God, when was the last time I had fun? The last time I enjoyed myself and had a good time.
When had my life gotten so boring?
“Why am I so boring?” The words tumble from me in a rush before I slap my hand over my mouth like I’ve revealed a secret I’ve held in for too long. However, something tells me this isn’t a secret to anyone but me. He laughs at my faux pas before untwining his fingers with mine and moving them to my waist to pull me to him.
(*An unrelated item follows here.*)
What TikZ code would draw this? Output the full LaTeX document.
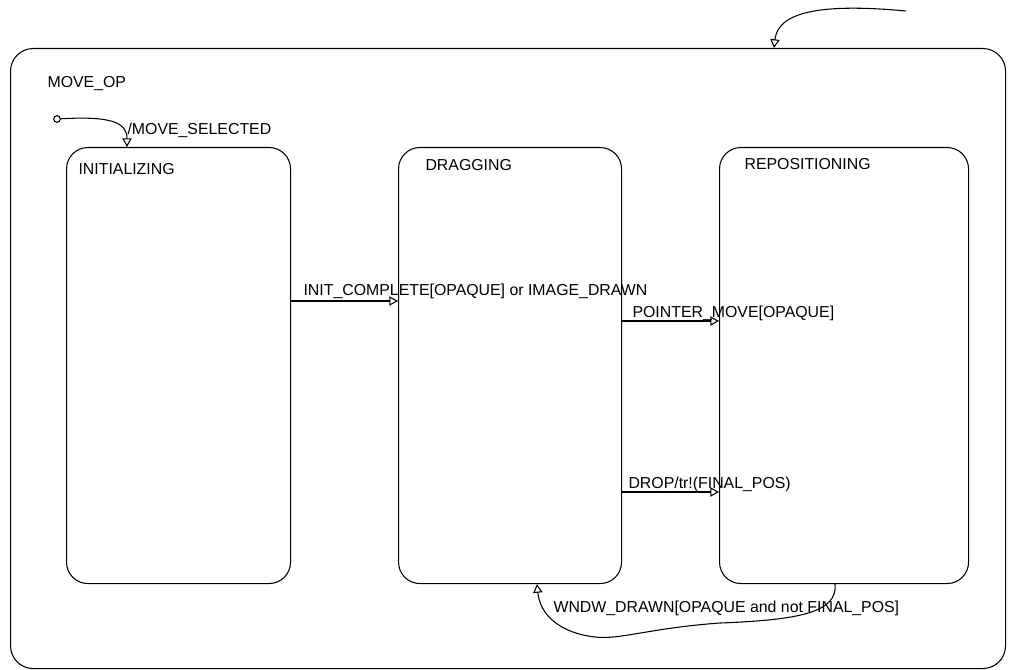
\documentclass[tikz,border=0pt]{standalone}
\usepackage{fontspec}
\setmainfont{Liberation Sans}
\usetikzlibrary{arrows.meta}

\begin{document}
\begin{tikzpicture}[x=0.75pt, y=-0.75pt, line width=0.8pt,
    every node/.style={font=\fontsize{11.9}{14}\selectfont},
    frame/.style={draw, rounded corners=17pt, anchor=north west, inner sep=0pt},
    state/.style={draw, rounded corners=16pt, anchor=north west, inner sep=0pt, minimum height=327pt},
    txt/.style={anchor=base west, inner sep=0pt},
    trans/.style={-{Triangle[open, length=6.5pt, width=7pt]}},
    start/.style={draw, circle, inner sep=0pt, minimum size=5pt}]
    \useasboundingbox (0,0) rectangle (1009,670);
    \node[frame, minimum width=746.25pt, minimum height=465pt] (moveop) at (10,48) {};
    \node[txt] (moveoptxt) at (47,88) {MOVE\_OP};
    \node[state, minimum width=168pt] (initializing) at (66,147) {};
    \node[state, minimum width=167.25pt] (dragging) at (398,147) {};
    \node[state, minimum width=186.75pt] (repositioning) at (719,147) {};
    \node[txt] (inittxt) at (78,175) {INITIALIZING};
    \node[txt] (dragtxt) at (425,171) {DRAGGING};
    \node[txt] (repotxt) at (744,170) {REPOSITIONING};
    % entry into MOVE_OP
    \coordinate (entry) at (906,11);
    \draw[trans] (entry) .. controls (820,3) and (778,12) .. (moveop.north -| 774,0);
    % initial
    \node[start] (init0) at (57,119) {};
    \draw[trans] (init0) .. controls (110,116) and (127,122) .. (initializing.north -| 127,0);
    \node[txt] (seltxt) at (127,135) {/MOVE\_SELECTED};
    % transitions
    \draw[trans] (initializing.east |- 0,301) -- (dragging.west |- 0,301);
    \node[txt] (completetxt) at (303,295) {INIT\_COMPLETE[OPAQUE] or IMAGE\_DRAWN};
    \draw[trans] (dragging.east |- 0,321) -- (repositioning.west |- 0,321);
    \node[txt] (pointertxt) at (632,317) {POINTER\_MOVE[OPAQUE]};
    \draw[trans] (dragging.east |- 0,492) -- (repositioning.west |- 0,492);
    \node[txt] (droptxt) at (628,488) {DROP/tr!(FINAL\_POS)};
    \draw[trans] (repositioning.south -| 835,0) .. controls (838,612) and (800,620) .. (720,623)
        .. controls (650,628) and (620,640) .. (595,637)
        .. controls (560,633) and (540,615) .. (dragging.south -| 537,0);
    \node[txt] (wndwtxt) at (553,612) {WNDW\_DRAWN[OPAQUE and not FINAL\_POS]};
\end{tikzpicture}
\end{document}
The distinctive heat from all five fingers burns through the fabric to my skin.
“You’re boring?”
“Like you don’t know.”
“You didn’t seem very boring tonight.” That’s sweet of him to say.
“That’s sweet of you to say.” Why does my voice sound like that? Breathy and… adoring. Shit. Am I drunk? “Am I drunk?” Once again, the words in my brain seem to have a direct path to my mouth as they spew out without hitting a filter.
“I think you might be, sweetheart,” he says with a gleaming smile on his face.
“You have a nice smile.” Well, at least this time, I didn’t think it first, the words bypassing any kind of brainwaves before slipping out. “I didn’t mean to say that.” He looks at me as we walk, the handsome smile growing. “Well, I did. It is nice. But I didn’t mean to say it out loud. To you.”
“Ahh, got it. Watch your step.” He gently guides me around a crack in the sidewalk, and I semi-recognize where we are as we walk toward the Thai restaurant and nearby parking lot.
“This is not how this goes. At all.”
“What goes?”
“Dates.”
“I haven’t been on too many dates, but I think ending it with a pretty, tipsy woman in your arms is exactly how it goes.”
“Not my kind of dates.”
“Sounds like your kind of dates suck.”
“They do.” He laughs again. “Shit, no, they don’t. They’re great.” I try to recover, to remember my professionalism and why we’re actually here. “I love my job.”
“What do you love about it?” Again, the words tumble before I can stop them.
“Helping women avoid the inevitable.”
“What’s inevitable?”
“Seemingly great men showing their true colors.” His pace slows, and he’s looking at me, waiting for more. “It’s not that women don’t lie too.” I’ve been doing this long enough to know that’s the next part of his interrogation. When I reveal the true intention of The Ex Files, it always seems that men, usually the ones with something to hide, if I’m honest, start to rail on me about double standards. And they’re not wrong. Women lie all the time. About their weight and if they like something and if the casserole their coworker brought in is tasty. But... “But men are better at it. Men can keep it up for like… ever.”
“Who hid it from you?” Even in my drunken state, I don’t give it all away. I never give it all away.
“When I was in college, I had a friend, came to school a virgin. She was saving herself, you know? A dangerous game, if you ask me. Saving yourself for some kind of knight in shining armor. Anyway, freshman year, she started dating some guy, a senior. Gave us all the ick, but we couldn’t talk her out of it. So she gave it to him. She found out the whole thing had been a bet with his frat a week later. Like an even shittier version of She’s All That. She dropped out that semester never came back to school. It broke her. Men can do that. Trick a woman into losing themselves and then break them.”